» Goal
Please determine how many lines of the material include the word "this", and respond with nothing but that number.

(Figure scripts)

::::::::

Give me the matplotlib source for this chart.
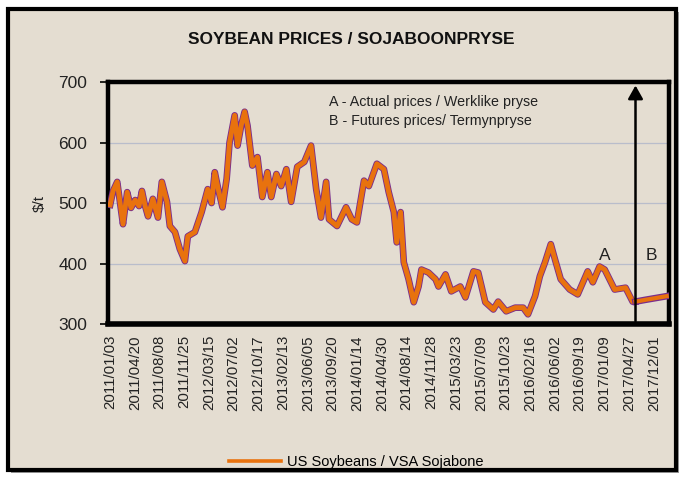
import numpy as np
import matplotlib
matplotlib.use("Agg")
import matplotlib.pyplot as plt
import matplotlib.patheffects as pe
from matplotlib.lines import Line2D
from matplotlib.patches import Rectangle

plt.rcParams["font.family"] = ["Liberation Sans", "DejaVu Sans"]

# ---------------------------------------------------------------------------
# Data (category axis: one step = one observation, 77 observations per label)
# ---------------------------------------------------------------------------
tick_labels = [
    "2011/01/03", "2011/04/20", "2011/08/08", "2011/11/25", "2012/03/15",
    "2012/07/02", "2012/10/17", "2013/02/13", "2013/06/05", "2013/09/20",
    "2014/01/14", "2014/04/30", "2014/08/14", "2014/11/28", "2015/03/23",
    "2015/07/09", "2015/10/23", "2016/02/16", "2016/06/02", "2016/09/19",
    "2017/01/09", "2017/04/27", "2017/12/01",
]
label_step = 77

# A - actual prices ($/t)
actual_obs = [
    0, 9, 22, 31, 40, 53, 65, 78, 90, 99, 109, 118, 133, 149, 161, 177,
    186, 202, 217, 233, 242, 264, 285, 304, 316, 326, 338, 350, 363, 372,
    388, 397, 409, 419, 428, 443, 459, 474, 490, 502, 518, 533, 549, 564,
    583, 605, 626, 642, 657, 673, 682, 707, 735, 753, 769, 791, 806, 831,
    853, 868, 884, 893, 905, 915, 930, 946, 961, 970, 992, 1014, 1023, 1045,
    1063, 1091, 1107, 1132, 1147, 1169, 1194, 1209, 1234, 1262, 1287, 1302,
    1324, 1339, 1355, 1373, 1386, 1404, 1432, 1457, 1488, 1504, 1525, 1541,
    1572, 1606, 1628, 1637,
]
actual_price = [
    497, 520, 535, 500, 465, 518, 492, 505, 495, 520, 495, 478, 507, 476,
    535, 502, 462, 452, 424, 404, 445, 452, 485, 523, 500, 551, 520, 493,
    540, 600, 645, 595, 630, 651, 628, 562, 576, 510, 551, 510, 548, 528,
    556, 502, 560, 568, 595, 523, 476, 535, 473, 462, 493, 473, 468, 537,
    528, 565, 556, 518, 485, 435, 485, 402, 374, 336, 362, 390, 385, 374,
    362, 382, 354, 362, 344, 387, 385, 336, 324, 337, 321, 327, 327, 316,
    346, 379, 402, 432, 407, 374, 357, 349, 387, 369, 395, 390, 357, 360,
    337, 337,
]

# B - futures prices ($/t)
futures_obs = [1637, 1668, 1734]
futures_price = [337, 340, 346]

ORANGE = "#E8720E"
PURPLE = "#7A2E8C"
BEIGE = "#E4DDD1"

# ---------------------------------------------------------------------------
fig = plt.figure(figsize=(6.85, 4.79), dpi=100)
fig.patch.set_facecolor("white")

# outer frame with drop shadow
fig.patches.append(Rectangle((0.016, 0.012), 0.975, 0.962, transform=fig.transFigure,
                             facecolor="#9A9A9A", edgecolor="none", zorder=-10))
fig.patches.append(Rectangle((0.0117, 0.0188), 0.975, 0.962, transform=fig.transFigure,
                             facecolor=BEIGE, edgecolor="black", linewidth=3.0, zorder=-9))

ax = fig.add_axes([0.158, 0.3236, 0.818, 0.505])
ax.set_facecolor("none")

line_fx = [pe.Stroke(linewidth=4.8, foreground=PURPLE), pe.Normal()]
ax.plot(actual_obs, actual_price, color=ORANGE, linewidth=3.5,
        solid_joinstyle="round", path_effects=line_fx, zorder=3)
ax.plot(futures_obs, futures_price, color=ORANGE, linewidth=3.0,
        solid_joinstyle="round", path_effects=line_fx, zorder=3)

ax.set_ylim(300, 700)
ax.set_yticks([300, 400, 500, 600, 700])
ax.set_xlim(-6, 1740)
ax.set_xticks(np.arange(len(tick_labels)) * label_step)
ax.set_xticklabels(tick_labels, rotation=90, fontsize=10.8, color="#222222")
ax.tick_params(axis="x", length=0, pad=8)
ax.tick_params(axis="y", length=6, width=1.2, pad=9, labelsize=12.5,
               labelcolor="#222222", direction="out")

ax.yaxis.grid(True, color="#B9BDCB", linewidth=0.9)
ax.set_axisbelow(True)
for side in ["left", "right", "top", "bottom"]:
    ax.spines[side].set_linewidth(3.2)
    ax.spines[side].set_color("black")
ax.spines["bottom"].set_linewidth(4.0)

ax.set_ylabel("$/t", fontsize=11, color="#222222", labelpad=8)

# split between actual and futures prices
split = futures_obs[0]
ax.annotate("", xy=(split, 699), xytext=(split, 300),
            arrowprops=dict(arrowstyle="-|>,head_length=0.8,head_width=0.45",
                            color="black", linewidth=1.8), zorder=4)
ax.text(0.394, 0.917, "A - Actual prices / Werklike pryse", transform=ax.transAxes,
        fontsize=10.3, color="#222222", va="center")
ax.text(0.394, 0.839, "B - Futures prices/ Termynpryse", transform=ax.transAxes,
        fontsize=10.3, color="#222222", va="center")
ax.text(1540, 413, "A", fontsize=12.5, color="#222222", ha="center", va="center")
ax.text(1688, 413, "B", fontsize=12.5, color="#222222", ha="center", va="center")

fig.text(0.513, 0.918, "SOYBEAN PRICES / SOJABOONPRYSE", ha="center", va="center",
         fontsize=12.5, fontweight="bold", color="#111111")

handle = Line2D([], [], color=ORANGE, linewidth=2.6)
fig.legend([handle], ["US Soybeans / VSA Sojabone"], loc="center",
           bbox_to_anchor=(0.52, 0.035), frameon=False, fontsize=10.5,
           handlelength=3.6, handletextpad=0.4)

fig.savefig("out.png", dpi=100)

::::::::

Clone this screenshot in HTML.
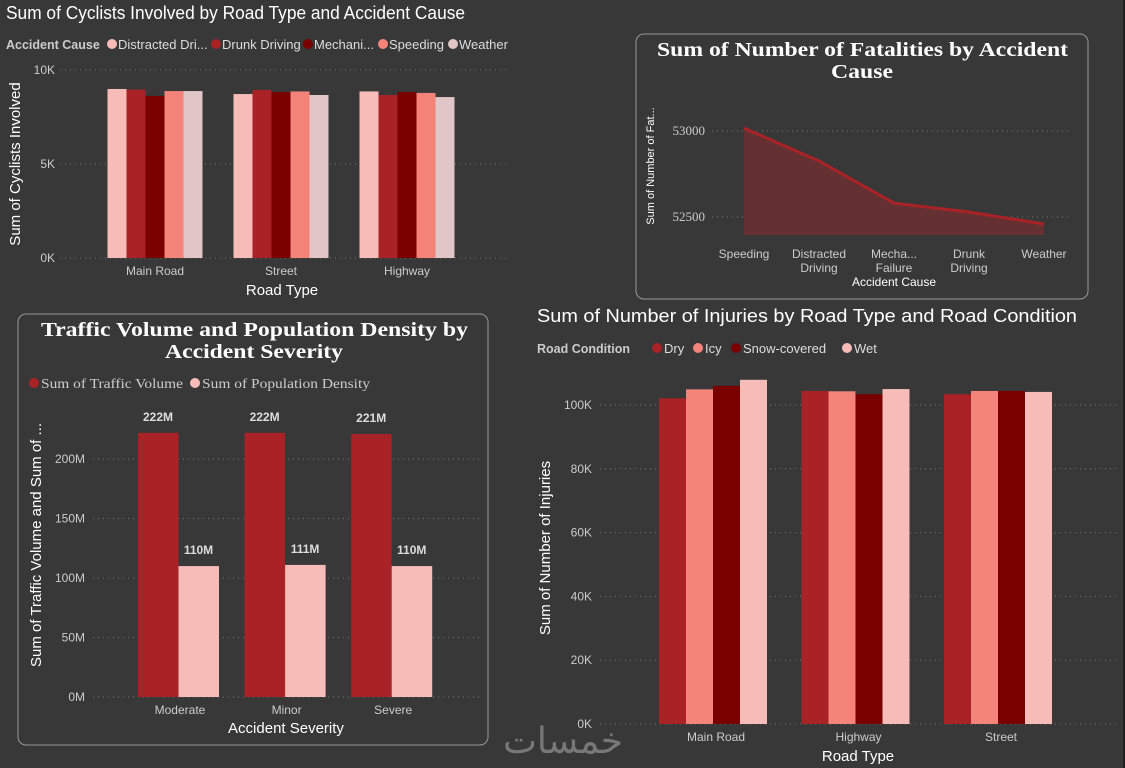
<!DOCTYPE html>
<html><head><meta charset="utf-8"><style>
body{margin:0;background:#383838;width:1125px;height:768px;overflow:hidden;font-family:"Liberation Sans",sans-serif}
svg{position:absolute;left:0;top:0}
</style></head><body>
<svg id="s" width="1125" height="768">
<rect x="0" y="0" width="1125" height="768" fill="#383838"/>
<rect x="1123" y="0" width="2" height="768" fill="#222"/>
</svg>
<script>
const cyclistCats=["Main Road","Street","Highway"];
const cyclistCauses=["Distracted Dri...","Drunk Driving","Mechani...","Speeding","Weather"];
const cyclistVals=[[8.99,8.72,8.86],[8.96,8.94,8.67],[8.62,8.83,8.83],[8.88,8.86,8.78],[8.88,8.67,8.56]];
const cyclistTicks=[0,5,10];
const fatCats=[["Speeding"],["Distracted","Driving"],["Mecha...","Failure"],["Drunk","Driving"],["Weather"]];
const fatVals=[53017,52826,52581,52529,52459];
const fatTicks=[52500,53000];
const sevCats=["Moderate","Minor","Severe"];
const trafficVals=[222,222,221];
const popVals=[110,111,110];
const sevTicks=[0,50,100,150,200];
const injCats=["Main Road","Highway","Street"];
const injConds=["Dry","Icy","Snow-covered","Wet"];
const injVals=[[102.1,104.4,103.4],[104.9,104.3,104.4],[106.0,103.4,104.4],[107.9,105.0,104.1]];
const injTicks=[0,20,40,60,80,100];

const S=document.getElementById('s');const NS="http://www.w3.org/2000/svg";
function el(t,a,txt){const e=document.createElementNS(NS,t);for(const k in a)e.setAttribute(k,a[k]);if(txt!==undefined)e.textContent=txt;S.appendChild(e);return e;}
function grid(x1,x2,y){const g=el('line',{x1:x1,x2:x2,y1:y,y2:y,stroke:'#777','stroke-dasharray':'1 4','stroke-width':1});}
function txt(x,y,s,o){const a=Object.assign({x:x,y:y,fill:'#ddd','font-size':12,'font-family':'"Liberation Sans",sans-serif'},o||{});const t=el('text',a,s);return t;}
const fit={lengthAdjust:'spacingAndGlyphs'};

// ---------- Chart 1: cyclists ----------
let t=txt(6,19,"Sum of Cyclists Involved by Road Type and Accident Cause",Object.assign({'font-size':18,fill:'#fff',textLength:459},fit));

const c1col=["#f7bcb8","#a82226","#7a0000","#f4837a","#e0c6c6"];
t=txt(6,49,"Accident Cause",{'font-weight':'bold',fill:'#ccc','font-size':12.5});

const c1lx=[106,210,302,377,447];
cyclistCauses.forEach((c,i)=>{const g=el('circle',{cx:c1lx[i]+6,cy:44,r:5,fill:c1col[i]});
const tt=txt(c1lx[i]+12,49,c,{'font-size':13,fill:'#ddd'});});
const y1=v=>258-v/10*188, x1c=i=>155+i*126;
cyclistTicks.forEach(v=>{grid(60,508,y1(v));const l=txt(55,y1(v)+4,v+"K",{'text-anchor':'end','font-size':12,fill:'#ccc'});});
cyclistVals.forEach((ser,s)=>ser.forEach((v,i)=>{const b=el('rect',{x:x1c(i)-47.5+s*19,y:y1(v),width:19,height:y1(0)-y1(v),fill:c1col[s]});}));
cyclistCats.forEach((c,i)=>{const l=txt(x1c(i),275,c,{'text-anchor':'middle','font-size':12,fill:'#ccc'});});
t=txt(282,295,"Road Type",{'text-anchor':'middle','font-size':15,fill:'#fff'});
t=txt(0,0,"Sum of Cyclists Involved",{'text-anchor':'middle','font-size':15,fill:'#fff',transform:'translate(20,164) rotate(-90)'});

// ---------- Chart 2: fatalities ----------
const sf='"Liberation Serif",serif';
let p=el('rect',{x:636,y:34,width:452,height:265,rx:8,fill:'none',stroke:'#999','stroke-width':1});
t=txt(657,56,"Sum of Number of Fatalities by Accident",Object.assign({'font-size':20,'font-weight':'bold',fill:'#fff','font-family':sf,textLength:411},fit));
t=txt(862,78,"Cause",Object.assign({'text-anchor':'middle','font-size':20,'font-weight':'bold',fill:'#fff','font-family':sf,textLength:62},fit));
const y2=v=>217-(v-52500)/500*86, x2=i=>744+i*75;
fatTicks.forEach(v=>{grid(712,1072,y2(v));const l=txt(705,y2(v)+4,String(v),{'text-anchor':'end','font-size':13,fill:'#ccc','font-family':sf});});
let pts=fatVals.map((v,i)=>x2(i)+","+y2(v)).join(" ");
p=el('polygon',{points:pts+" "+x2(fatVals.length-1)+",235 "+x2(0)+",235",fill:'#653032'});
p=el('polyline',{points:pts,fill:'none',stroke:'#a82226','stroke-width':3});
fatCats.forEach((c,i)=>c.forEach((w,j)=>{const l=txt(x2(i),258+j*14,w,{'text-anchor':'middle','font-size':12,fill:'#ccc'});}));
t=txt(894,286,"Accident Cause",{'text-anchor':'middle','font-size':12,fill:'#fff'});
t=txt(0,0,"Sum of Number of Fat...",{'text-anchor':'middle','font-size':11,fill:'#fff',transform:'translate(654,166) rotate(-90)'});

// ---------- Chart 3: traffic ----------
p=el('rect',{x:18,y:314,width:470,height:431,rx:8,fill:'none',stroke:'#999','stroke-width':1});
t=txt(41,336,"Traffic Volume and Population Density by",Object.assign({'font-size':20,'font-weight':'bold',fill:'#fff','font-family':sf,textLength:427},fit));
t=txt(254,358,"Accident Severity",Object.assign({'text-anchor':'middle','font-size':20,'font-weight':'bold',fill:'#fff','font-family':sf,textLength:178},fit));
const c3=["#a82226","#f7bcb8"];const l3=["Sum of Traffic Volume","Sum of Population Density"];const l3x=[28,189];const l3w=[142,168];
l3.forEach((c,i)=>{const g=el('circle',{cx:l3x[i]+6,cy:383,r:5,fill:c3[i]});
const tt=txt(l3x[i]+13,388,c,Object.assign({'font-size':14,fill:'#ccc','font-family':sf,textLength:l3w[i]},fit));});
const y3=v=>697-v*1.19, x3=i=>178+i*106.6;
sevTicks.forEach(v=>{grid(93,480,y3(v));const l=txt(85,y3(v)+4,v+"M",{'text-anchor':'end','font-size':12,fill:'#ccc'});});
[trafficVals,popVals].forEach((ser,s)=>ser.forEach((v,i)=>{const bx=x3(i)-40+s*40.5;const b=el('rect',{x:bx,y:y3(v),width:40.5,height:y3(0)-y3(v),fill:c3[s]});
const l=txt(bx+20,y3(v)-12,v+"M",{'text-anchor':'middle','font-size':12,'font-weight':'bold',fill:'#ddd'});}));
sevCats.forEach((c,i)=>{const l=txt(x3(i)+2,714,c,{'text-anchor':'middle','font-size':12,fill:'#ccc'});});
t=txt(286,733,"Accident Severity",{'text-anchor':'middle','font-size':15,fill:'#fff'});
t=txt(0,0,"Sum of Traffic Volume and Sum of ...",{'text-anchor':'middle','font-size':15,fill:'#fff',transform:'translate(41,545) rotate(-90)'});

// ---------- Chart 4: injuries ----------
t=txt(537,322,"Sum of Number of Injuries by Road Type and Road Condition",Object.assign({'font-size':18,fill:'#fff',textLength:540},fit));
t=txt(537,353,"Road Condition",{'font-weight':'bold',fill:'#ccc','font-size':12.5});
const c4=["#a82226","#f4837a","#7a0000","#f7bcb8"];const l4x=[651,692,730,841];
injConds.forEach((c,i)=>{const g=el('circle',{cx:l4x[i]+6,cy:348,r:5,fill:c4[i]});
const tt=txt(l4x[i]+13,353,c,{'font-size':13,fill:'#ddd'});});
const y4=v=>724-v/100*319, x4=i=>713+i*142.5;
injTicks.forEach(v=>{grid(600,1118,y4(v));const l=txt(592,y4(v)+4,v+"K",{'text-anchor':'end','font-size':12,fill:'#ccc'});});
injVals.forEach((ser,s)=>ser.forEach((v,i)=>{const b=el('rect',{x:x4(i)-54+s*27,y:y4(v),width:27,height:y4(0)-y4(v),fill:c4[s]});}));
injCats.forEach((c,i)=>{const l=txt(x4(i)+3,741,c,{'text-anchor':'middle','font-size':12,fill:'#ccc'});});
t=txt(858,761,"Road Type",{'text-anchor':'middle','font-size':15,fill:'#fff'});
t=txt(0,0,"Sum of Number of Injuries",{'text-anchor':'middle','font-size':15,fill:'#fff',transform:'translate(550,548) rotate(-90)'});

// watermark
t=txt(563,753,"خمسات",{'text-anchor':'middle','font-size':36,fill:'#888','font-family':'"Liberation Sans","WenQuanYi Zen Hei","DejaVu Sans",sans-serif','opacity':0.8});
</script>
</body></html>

::::::::

» Solved problem
2